Hugh Ryan Book Explores Intersection of NYC’s Queer and Carceral Histories

09/21/2022

Author Hugh Ryan shared insights from his latest book, The Women’s House of Detention, which delves into LGBTQ history and the dramatic story of a now-shuttered women’s prison in New York City, as part of Brooklyn Law School’s Book Talk series.

“When I first started researching queer history, over and over again the trail led me back to prisons, as places of confinement, as places of community, and as vast unexplored archives of LGBTQ history,” said historian and curator Hugh Ryan, during an in-person Sept. 19 book talk, at Brooklyn Law School’s Subotnick Center, attended by more than 100 people. It was moderated by Kate Mogulescu, Associate Professor of Clinical Law, with participation by Assistant Professor of Law Alexis Hoag-Fordjour and Professor Jocelyn Simonson, the three co-directors of the Center for Criminal Justice, which sponsored the event.

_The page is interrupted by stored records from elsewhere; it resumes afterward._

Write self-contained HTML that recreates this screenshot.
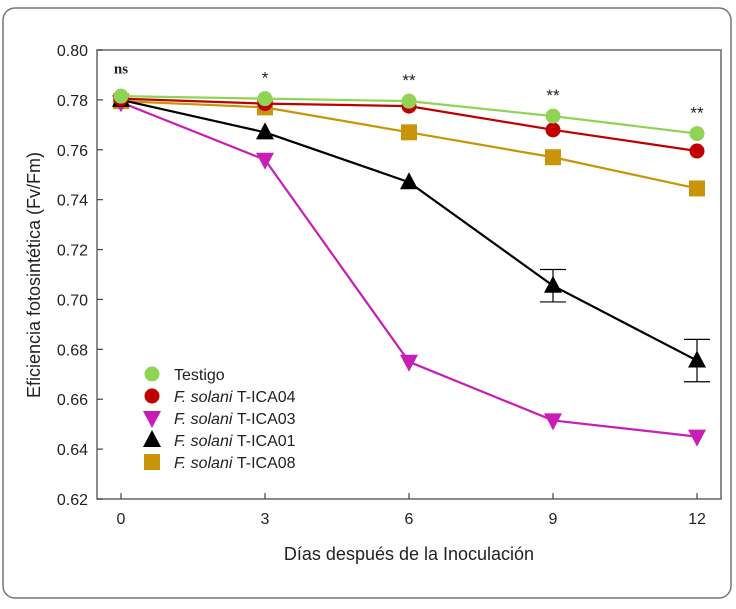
<!DOCTYPE html>
<html><head><meta charset="utf-8"><style>
body{margin:0;background:#fff;}
svg text{font-family:"Liberation Sans",sans-serif;}
</style></head><body>
<svg width="736" height="604" viewBox="0 0 736 604">
<rect x="3" y="8" width="728" height="590" rx="12" fill="#fff" stroke="#777" stroke-width="1.5"/>
<g id="plot"></g>
</svg>
<script>
const days=[0,3,6,9,12];
const yTicks=[0.62,0.64,0.66,0.68,0.70,0.72,0.74,0.76,0.78,0.80];
const testigo=[0.7815,0.7805,0.7795,0.7735,0.7665];
const ica04=[0.7805,0.7785,0.7775,0.768,0.7595];
const ica03=[0.779,0.756,0.675,0.6515,0.645];
const ica01=[0.780,0.767,0.747,0.7055,0.6755];
const ica01err=[0,0,0,0.0065,0.0085];
const ica08=[0.7795,0.777,0.767,0.757,0.7445];
const sigLabels=['ns','*','**','**','**'];
const sigY=[0.7905,0.7865,0.7855,0.7795,0.7725];
const NS='http://www.w3.org/2000/svg';
const g=document.getElementById('plot');
const X=d=>121+(d/3)*144;
const Y=v=>50+(0.80-v)/0.18*449;
function mk(t,a,p){const e=document.createElementNS(NS,t);for(const k in a)e.setAttribute(k,a[k]);(p||g).appendChild(e);return e;}
let e;
e=mk('rect',{x:97,y:50,width:624,height:449,fill:'none',stroke:'#666','stroke-width':1.5});


yTicks.forEach(v=>{
 mk('line',{x1:97,x2:103,y1:Y(v),y2:Y(v),stroke:'#444','stroke-width':1.2});
 e=mk('text',{x:88,y:Y(v)+6,'text-anchor':'end','font-size':16,fill:'#222'});e.textContent=v.toFixed(2);
 
 
});
days.forEach(d=>{
 mk('line',{x1:X(d),x2:X(d),y1:499,y2:493,stroke:'#444','stroke-width':1.2});
 e=mk('text',{x:X(d),y:524,'text-anchor':'middle','font-size':16,fill:'#222'});e.textContent=d;
 
 
});
e=mk('text',{x:409,y:560,'text-anchor':'middle','font-size':18,fill:'#222'});e.textContent='Días después de la Inoculación';


e=mk('text',{x:0,y:0,'text-anchor':'middle','font-size':18,fill:'#222',transform:'translate(40,275) rotate(-90)'});e.textContent='Eficiencia fotosintética (Fv/Fm)';


function marker(type,x,y,c,p){
 if(type=='circle')return mk('circle',{cx:x,cy:y,r:7.5,fill:c},p);
 if(type=='square')return mk('rect',{x:x-8,y:y-8,width:16,height:16,fill:c},p);
 if(type=='up')return mk('polygon',{points:`${x},${y-10} ${x-9},${y+7} ${x+9},${y+7}`,fill:c},p);
 return mk('polygon',{points:`${x},${y+10} ${x-9},${y-7} ${x+9},${y-7}`,fill:c},p);
}
const series=[
 {name:'T-ICA08',data:ica08,c:'#c8940a',m:'square'},
 {name:'T-ICA03',data:ica03,c:'#c81eb8',m:'down'},
 {name:'T-ICA01',data:ica01,c:'#000',m:'up',err:ica01err},
 {name:'T-ICA04',data:ica04,c:'#c00000',m:'circle'},
 {name:'Testigo',data:testigo,c:'#8fd454',m:'circle'}];
series.forEach(s=>{
 const grp=mk('g',{});
 
 
 mk('polyline',{points:s.data.map((v,i)=>X(days[i])+','+Y(v)).join(' '),fill:'none',stroke:s.c,'stroke-width':2.2},grp);
 s.data.forEach((v,i)=>{
  if(s.err&&s.err[i]>0){
   const x=X(days[i]),y1=Y(v+s.err[i]),y2=Y(v-s.err[i]);
   mk('path',{d:`M${x},${y1}V${y2}M${x-13},${y1}H${x+13}M${x-13},${y2}H${x+13}`,stroke:'#000','stroke-width':1.2,fill:'none'},grp);
  }
  e=marker(s.m,X(days[i]),Y(v),s.c,grp);
  
  
 });
});
sigLabels.forEach((t,i)=>{
 e=mk('text',{x:X(days[i]),y:Y(sigY[i]),'text-anchor':'middle','font-size':i==0?15:17,'font-weight':i==0?'bold':'normal',fill:'#222',style:i==0?'font-family:"Liberation Serif",serif':''});
 e.textContent=t;
 
 
});
const leg=[['circle','#8fd454','Testigo',false],['circle','#c00000','T-ICA04',true],['down','#c81eb8','T-ICA03',true],['up','#000','T-ICA01',true],['square','#c8940a','T-ICA08',true]];
leg.forEach((l,i)=>{
 const y=374+i*22;
 const lg=mk('g',{});
 
 
 marker(l[0],152,y,l[1],lg);
 const t=mk('text',{x:174,y:y+6,'font-size':16,fill:'#222'},lg);
 if(l[3]){const it=mk('tspan',{'font-style':'italic'},t);it.textContent='F. solani ';const r=mk('tspan',{},t);r.textContent=l[2];}
 else t.textContent=l[2];
});
</script>
</body></html>
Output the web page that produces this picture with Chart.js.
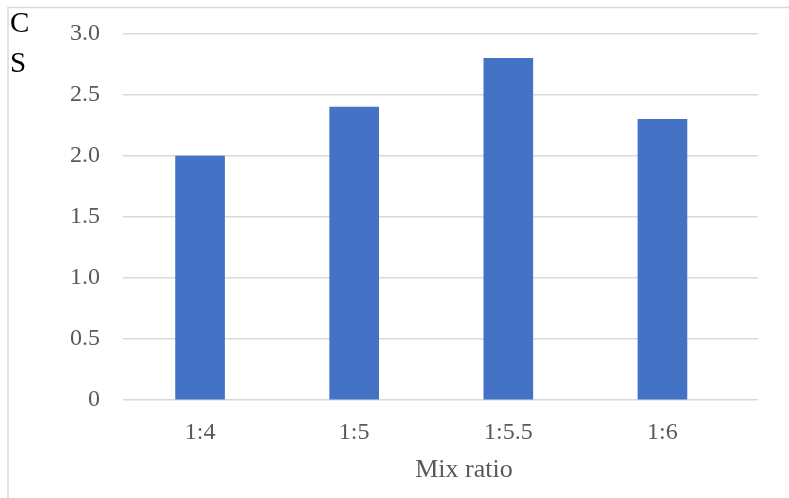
<!DOCTYPE html>
<html>
<head>
<meta charset="utf-8">
<script src="https://cdn.jsdelivr.net/npm/chart.js@4"></script>
<style>
  html, body { margin: 0; padding: 0; background: #ffffff; }
  #wrap { width: 789px; height: 498px; position: relative; }
</style>
</head>
<body>
<div id="wrap"><canvas id="chart" width="789" height="498"></canvas></div>
<script>
// Mix ratio categories and measured values
const categories = ['1:4', '1:5', '1:5.5', '1:6'];
const csValues = [2.0, 2.4, 2.8, 2.3];
const yTicks = [0, 0.5, 1.0, 1.5, 2.0, 2.5, 3.0];

const SERIF = "'Liberation Serif', 'Times New Roman', serif";
const GRID = '#d9d9d9';
const TEXT = '#595959';

// Frame lines plus the axis titles drawn onto the canvas
const decorations = {
  id: 'decorations',
  beforeDraw(chart) {
    const ctx = chart.ctx;
    ctx.save();
    ctx.strokeStyle = GRID;
    ctx.lineWidth = 1.5;
    ctx.beginPath();
    ctx.moveTo(8, 498);
    ctx.lineTo(8, 7.5);
    ctx.lineTo(789, 7.5);
    ctx.stroke();
    ctx.restore();
  },
  afterDraw(chart) {
    const ctx = chart.ctx;
    ctx.save();
    ctx.fillStyle = '#000000';
    ctx.font = '29px ' + SERIF;
    ctx.textAlign = 'left';
    ctx.textBaseline = 'alphabetic';
    ctx.fillText('C', 10, 32);
    ctx.fillText('S', 10, 72);
    ctx.fillStyle = TEXT;
    ctx.font = '26px ' + SERIF;
    ctx.textAlign = 'center';
    ctx.fillText('Mix ratio', 464, 477);
    ctx.restore();
  }
};

new Chart(document.getElementById('chart'), {
  type: 'bar',
  data: {
    datasets: [{
      data: csValues.map((v, i) => ({ x: i, y: v })),
      backgroundColor: '#4472c4',
      borderWidth: 0,
      barThickness: 49
    }]
  },
  options: {
    responsive: false,
    animation: false,
    events: [],
    layout: { padding: { left: 0, right: 31, top: 34, bottom: 0 } },
    plugins: { legend: { display: false }, tooltip: { enabled: false } },
    scales: {
      x: {
        type: 'linear',
        offset: false,
        min: -0.5,
        max: 3.62,
        afterBuildTicks(scale) {
          scale.ticks = categories.map((c, i) => ({ value: i }));
        },
        afterFit(scale) { scale.height = 98; },
        grid: { display: false, drawTicks: false, offset: false },
        border: { display: false },
        ticks: {
          padding: 18,
          autoSkip: false,
          maxRotation: 0,
          color: TEXT,
          font: { family: SERIF, size: 24 },
          callback: (v) => categories[v] ?? ''
        }
      },
      y: {
        min: 0,
        max: 3,
        afterBuildTicks(scale) {
          scale.ticks = yTicks.map(v => ({ value: v }));
        },
        afterFit(scale) {
          scale.width = 123;
          scale.paddingTop = 14;
          scale.paddingBottom = 14;
        },
        grid: { color: GRID, lineWidth: 1.5, drawTicks: false },
        border: { display: false },
        ticks: {
          padding: 23,
          color: TEXT,
          font: { family: SERIF, size: 24 },
          callback: (v) => v === 0 ? '0' : v.toFixed(1)
        }
      }
    }
  },
  plugins: [decorations]
});
</script>
</body>
</html>
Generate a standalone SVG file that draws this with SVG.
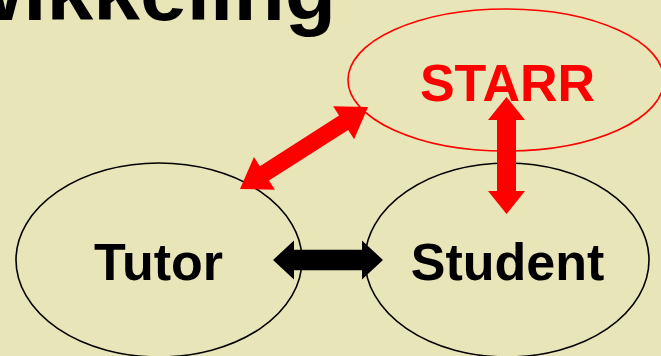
<svg xmlns="http://www.w3.org/2000/svg" width="661" height="356" viewBox="0 0 661 356">
<style>
.lbl{font-family:"Liberation Sans",Arial,sans-serif;font-weight:bold;font-size:52px;text-anchor:middle}
.node{fill:none;stroke-width:1.6}
</style>
<rect width="661" height="356" fill="#E8E5B9"/>
<text x="336" y="20" font-family="Liberation Sans, Arial, sans-serif" font-weight="bold" font-size="84" text-anchor="end" fill="#000">ontwikkeling</text>
<g id="starr">
<ellipse class="node" cx="506" cy="80" rx="158" ry="71" stroke="#FF0000"/>
<text class="lbl" x="507.5" y="101" fill="#FF0000">STARR</text>
</g>
<g id="tutor">
<ellipse class="node" cx="159" cy="260" rx="143" ry="97" stroke="#000"/>
<text class="lbl" x="158.5" y="280" fill="#000">Tutor</text>
</g>
<g id="student">
<ellipse class="node" cx="507" cy="260" rx="142" ry="97" stroke="#000"/>
<text class="lbl" x="507.5" y="280" fill="#000">Student</text>
</g>
<g id="connectors">
<polygon fill="#FF0000" transform="translate(240,189) rotate(-32.6)" points="0,0 29,-19.5 29,-8.5 123,-8.5 123,-19.5 152,0 123,19.5 123,8.5 29,8.5 29,19.5"/>
<polygon fill="#FF0000" points="506.5,97 525,120 516,120 516,191 525,191 506.5,214 488,191 497,191 497,120 488,120"/>
<polygon fill="#000" points="273,260 294,240.5 294,249.7 362,249.7 362,240.5 383,260 362,279.5 362,270.3 294,270.3 294,279.5"/>
</g>
</svg>
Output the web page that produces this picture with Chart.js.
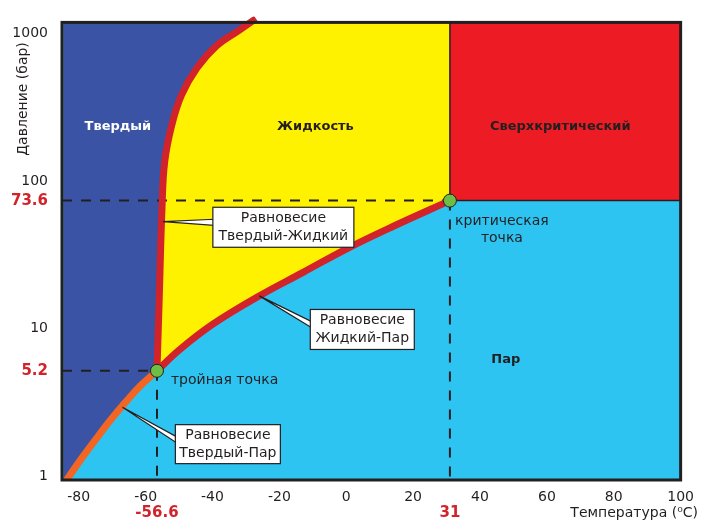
<!DOCTYPE html>
<html>
<head>
<meta charset="utf-8">
<script src="https://cdn.jsdelivr.net/npm/chart.js@4.4.0/dist/chart.umd.min.js"></script>
<style>
  html, body { margin: 0; padding: 0; background: #fff; }
</style>
</head>
<body>
<canvas id="phase-chart" width="703" height="522"></canvas>
<script>
// Фазовая диаграмма CO2
const xTicks = [-80, -60, -40, -20, 0, 20, 40, 60, 80, 100];
const yTicks = [1, 10, 100, 1000];
const xRange = [-85, 100];
const yRange = [0.95, 1180];

// тройная и критическая точки
const keyT = [-56.6, 31];
const keyP = [5.2, 73.6];

// кривая сублимации (Твердый-Пар)
const sublimT = [-84.6, -80.1, -75.3, -70.6, -65.8, -61.4, -56.6];
const sublimP = [0.88, 1.24, 1.74, 2.40, 3.23, 4.15, 5.2];

// кривая кипения (Жидкий-Пар)
const vaporT = [-56.6, -49.9, -40.0, -26.6, -12.9, 0.7, 14.1, 31];
const vaporP = [5.2, 7.2, 10.7, 16.4, 24.1, 35.3, 49.4, 73.6];

// кривая плавления (Твердый-Жидкий)
const meltT = [-56.6, -56.0, -55.1, -54.3, -52.2, -49.3, -44.6, -38.8, -32.4, -27];
const meltP = [5.2, 14.1, 65.2, 134, 237, 379, 582, 819, 1030, 1250];

const dark = '#231F20';
const red = '#D2232A';
const family = 'DejaVu Sans';
const tension = 0.4;

const pts = (xs, ys) => xs.map((v, i) => ({ x: v, y: ys[i] }));

// подписи и выноски поверх графика
const phaseLabels = {
    id: 'phaseLabels',
    afterDatasetsDraw(chart) {
        const { ctx, chartArea: a, scales } = chart;
        const X = v => scales.x.getPixelForValue(v);
        const Y = v => scales.y.getPixelForValue(v);
        ctx.save();

        // рамка
        ctx.strokeStyle = dark;
        ctx.lineWidth = 3;
        ctx.strokeRect(a.left, a.top, a.right - a.left, a.bottom - a.top);

        // названия фаз
        ctx.font = 'bold 13px "' + family + '"';
        ctx.textAlign = 'center';
        ctx.textBaseline = 'middle';
        [
            ['Твердый', -68.3, 234, '#ffffff'],
            ['Жидкость', -9.2, 234, dark],
            ['Сверхкритический', 64, 234, dark],
            ['Пар', 47.7, 6.15, dark]
        ].forEach(r => {
            ctx.fillStyle = r[3];
            ctx.fillText(r[0], X(r[1]), Y(r[2]));
        });

        // тройная и критическая точки
        ctx.font = '14px "' + family + '"';
        ctx.fillStyle = dark;
        ctx.textAlign = 'left';
        ctx.fillText('тройная точка', X(keyT[0]) + 14, Y(keyP[0]) + 10);
        ctx.textAlign = 'center';
        ctx.fillText('критическая', X(keyT[1]) + 52, Y(keyP[1]) + 21);
        ctx.fillText('точка', X(keyT[1]) + 52, Y(keyP[1]) + 38);

        // выноски
        const callouts = [
            { lines: ['Равновесие', 'Твердый-Жидкий'], at: [-54.8, 53], box: [-18.8, 48.6], w: 141, h: 40 },
            { lines: ['Равновесие', 'Жидкий-Пар'], at: [-26.0, 16.7], box: [4.8, 9.9], w: 104, h: 40 },
            { lines: ['Равновесие', 'Твердый-Пар'], at: [-66.9, 2.95], box: [-35.4, 1.66], w: 105, h: 39 }
        ];
        ctx.lineWidth = 1.2;
        callouts.forEach(c => {
            const cx = X(c.box[0]), cy = Y(c.box[1]);
            const left = cx - c.w / 2, top = cy - c.h / 2;
            ctx.fillStyle = '#ffffff';
            ctx.strokeStyle = dark;
            ctx.beginPath();
            ctx.moveTo(X(c.at[0]), Y(c.at[1]));
            ctx.lineTo(left + 1, top + 12);
            ctx.lineTo(left + 1, top + 18);
            ctx.closePath();
            ctx.fill();
            ctx.stroke();
            ctx.fillRect(left, top, c.w, c.h);
            ctx.strokeRect(left, top, c.w, c.h);
            ctx.fillStyle = dark;
            ctx.fillText(c.lines[0], cx, cy - 9);
            ctx.fillText(c.lines[1], cx, cy + 9);
        });

        // заголовки осей
        ctx.textAlign = 'right';
        ctx.fillText('Температура (⁰C)', 698, 513);
        ctx.translate(23, 99);
        ctx.rotate(-Math.PI / 2);
        ctx.textAlign = 'center';
        ctx.fillText('Давление (бар)', 0, 0);
        ctx.restore();
    }
};

const fillOnly = { borderWidth: 0, pointRadius: 0 };
const dashed = { borderColor: dark, borderWidth: 2, borderDash: [10, 9], pointRadius: 0, fill: false, tension: 0, order: 5 };
const curve = { borderWidth: 7, pointRadius: 0, fill: false, tension: tension, order: 3 };

// граница твердой фазы: сублимация + плавление (тройная точка повторена, чтобы сохранить излом)
const solidT = sublimT.concat(meltT);
const solidP = sublimP.concat(meltP);

new Chart(document.getElementById('phase-chart'), {
    type: 'line',
    data: {
        datasets: [
            // области
            { ...fillOnly, data: pts(xRange, [yRange[0], yRange[0]]), fill: 'end', backgroundColor: '#2DC4F2', tension: 0, order: 10 },
            { ...fillOnly, data: pts(vaporT, vaporP), fill: 'end', backgroundColor: '#FFF200', tension: tension, order: 9 },
            {
                data: pts([keyT[1], keyT[1], xRange[1]], [yRange[1], keyP[1], keyP[1]]),
                fill: 'end', backgroundColor: '#ED1C24', borderColor: dark, borderWidth: 1.5,
                pointRadius: 0, tension: 0, order: 8
            },
            { ...fillOnly, data: pts(solidT, solidP), fill: 'end', backgroundColor: '#3A53A4', tension: tension, order: 7 },
            // пунктир
            { ...dashed, data: pts([xRange[0], keyT[1]], [keyP[1], keyP[1]]) },
            { ...dashed, data: pts([keyT[1], keyT[1]], [keyP[1], yRange[0]]) },
            { ...dashed, data: pts([xRange[0], keyT[0]], [keyP[0], keyP[0]]) },
            { ...dashed, data: pts([keyT[0], keyT[0]], [keyP[0], yRange[0]]) },
            // кривые равновесия
            { ...curve, data: pts(sublimT, sublimP), borderColor: '#F26522' },
            { ...curve, data: pts(vaporT, vaporP), borderColor: red },
            { ...curve, data: pts(meltT, meltP), borderColor: red, clip: { top: 6, left: 0, right: 0, bottom: 0 } },
            // точки
            {
                data: pts(keyT, keyP), showLine: false, pointRadius: 6.5,
                pointBackgroundColor: '#6DBE45', pointBorderColor: dark, pointBorderWidth: 1, order: 1
            }
        ]
    },
    options: {
        responsive: false,
        animation: false,
        elements: { line: { capBezierPoints: false } },
        layout: { padding: { top: 18, right: 19, left: 0, bottom: 0 } },
        plugins: { legend: { display: false }, tooltip: { enabled: false } },
        scales: {
            x: {
                type: 'linear', position: 'bottom', weight: 0,
                min: xRange[0], max: xRange[1],
                grid: { display: false, drawTicks: false },
                border: { display: false },
                afterBuildTicks: s => { s.ticks = xTicks.map(v => ({ value: v })); },
                afterFit: s => { s.height = 22; },
                ticks: {
                    padding: 9, color: dark, maxRotation: 0, autoSkip: false,
                    font: { family: family, size: 14 },
                    callback: v => String(v)
                }
            },
            x2: {
                type: 'linear', position: 'bottom', weight: 1,
                min: xRange[0], max: xRange[1],
                grid: { display: false, drawTicks: false },
                border: { display: false },
                afterBuildTicks: s => { s.ticks = keyT.map(v => ({ value: v })); },
                afterFit: s => { s.height = 20; },
                ticks: {
                    padding: 2, color: red, maxRotation: 0, autoSkip: false,
                    font: { family: family, size: 15, weight: 'bold' },
                    callback: v => String(v)
                }
            },
            y: {
                type: 'logarithmic',
                min: yRange[0], max: yRange[1],
                grid: { display: false, drawTicks: false },
                border: { display: false },
                afterBuildTicks: s => {
                    s.ticks = yTicks.concat(keyP).sort((p, q) => p - q).map(v => ({ value: v }));
                },
                afterFit: s => { s.width = 62; },
                ticks: {
                    padding: 14, autoSkip: false,
                    color: c => keyP.includes(c.tick.value) ? red : dark,
                    font: c => keyP.includes(c.tick.value)
                        ? { family: family, size: 15, weight: 'bold' }
                        : { family: family, size: 14 },
                    callback: v => String(v)
                }
            }
        }
    },
    plugins: [phaseLabels]
});
</script>
</body>
</html>
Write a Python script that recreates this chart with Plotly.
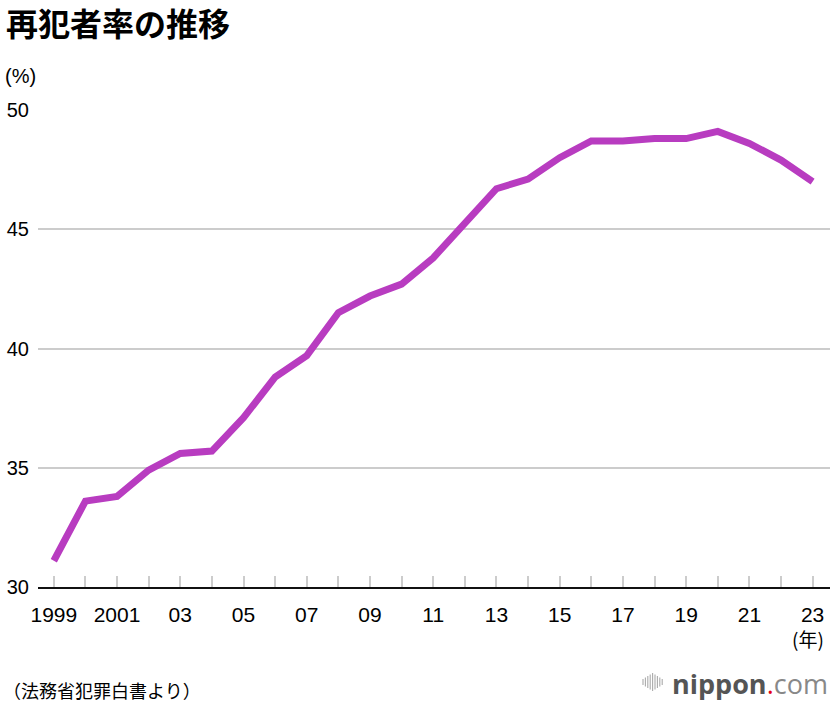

Following that trail, in the wake of his award-winning first book When Brooklyn Was Queer, led Ryan to one infamous women’s prison in New York’s Greenwich Village. The so-called “House of D” was filled with stories of the thousands of women, transgender, and gender non-conforming people incarcerated there and subjected to neglect and brutal treatment during its existence from 1929 to 1974.

Ryan’s extensive research culminated in his newly released book, The Women's House of Detention: A Queer History of a Forgotten Prison. In his talk, Ryan shared many of the stories with the Brooklyn Law School community, bringing to life not only how the law served to warehouse women and trans men who didn’t conform to society’s repressive norms, but also how the House of D played a significant role in the Village neighborhood that became a rallying point for the city’s queer community, and of the resistance that it witnessed.

In the early days, said Ryan, women were arrested and given indeterminate sentences simply for wearing pants, appearing “too masculine,” or for the crime of “common lewdness.” Some prisoners were made to wear the letter “D” for “degenerate” on their uniforms. They were subject to overcrowding, invasive procedures, and received little medical care. Yet amid the inhumane treatment, these women, the majority of whom were impoverished, supported one another.

Among the population were also more famous names. In the 1950s, political prisoners such as Ethel Rosenberg and Communist Party leader Betty Gannett served time in the House of D. And in the 1960s and early ’70s, imprisoned activists like Black Panthers Afeni Shakur and Joan Bird helped forge mutual support with the Gay Liberation Front. From cells that were just 500 feet from the Stonewall Inn, during the 1969 uprising, prisoners launched their own riot, setting fires and chanting “Gay rights!”

Shuttered in 1974, following investigations of cruelty, the House of Detention has a history that’s all but been erased, said Ryan. In bringing it to light, he added, he hopes it will open the door to a past that still shadows the present. “At least one third of incarcerated women today are queer,” Ryan said. “Yet there’s almost no conversation about this crisis of incarceration today and about this part of the queer community.”